What a crazy stock. With HLF having rebounded from its open under 31 yesterday to about 36.50 as I write this (don’t blink) it’s time to look at possible exit strategies and the potential of the calendar trade. Yesterday morning Dan nearly threw in the towel on the trade as it looked like we were just too cute for our own good.

And here is the mistake, using options to get too cute trading a potentially binary event where the timing is uncertain……….this morning, the NY Post is reporting that the FTC is looking into HLF’s sales practices, which is a main tenet of the Ackman’s short thesis.   My cynical predisposition and Ackman’s very public accusations against HLF led me to side with his bearish argument, yet the fact that Ackman is short nearly 25% of the float made me nervous to commit capital to an outright short position. Outright put purchases would have been very profitable in hindsight.

As Dan mentioned, the reason we initiated the trade as a calendar was the fear of sticking our necks out too far from a premium perspective.  But with the stock still within range of that 40 strike the trade still has a lot of potential.

Basically, our sweet spot is 40. If the stock continues to rebound here we’ll take a look at our options as close to our Feb short strike as possible. We had a similar trade recently in STZ which collapsed under the weight of its own related rulings with the Feds. We got a chance to take that off on a rebound and that turned out to be fortunate.

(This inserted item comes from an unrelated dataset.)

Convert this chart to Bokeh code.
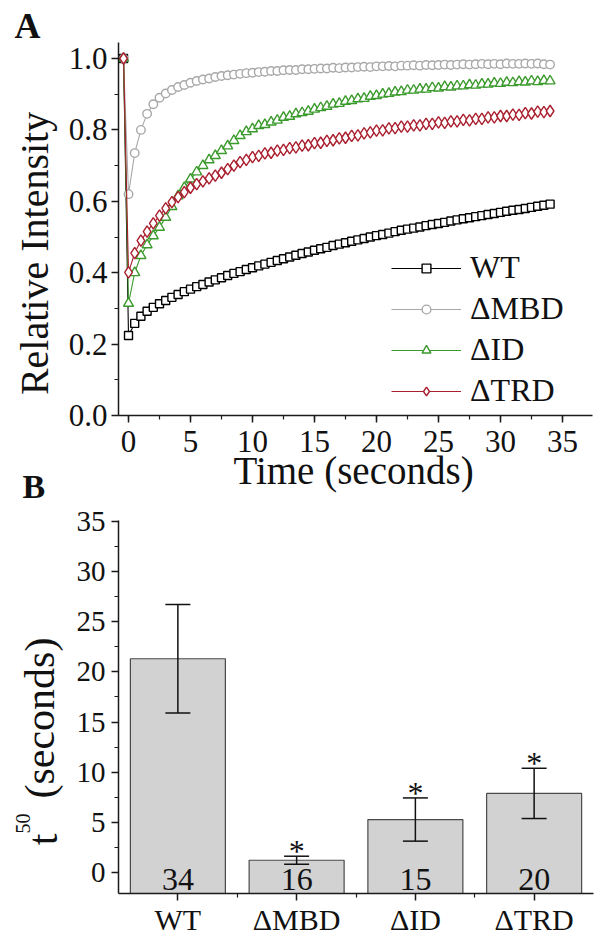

We still have a bearish bias on this stock as we think the battle between negative headlines and short squeezes still favors the negative headline possibilities. But we also think between headlines the stock could drift higher. Spreads in the options remain wide so execution risk remains in this wild stock. But with the stock here we have a slight winner, one that could become a more substantial winner with any drift higher in the stock.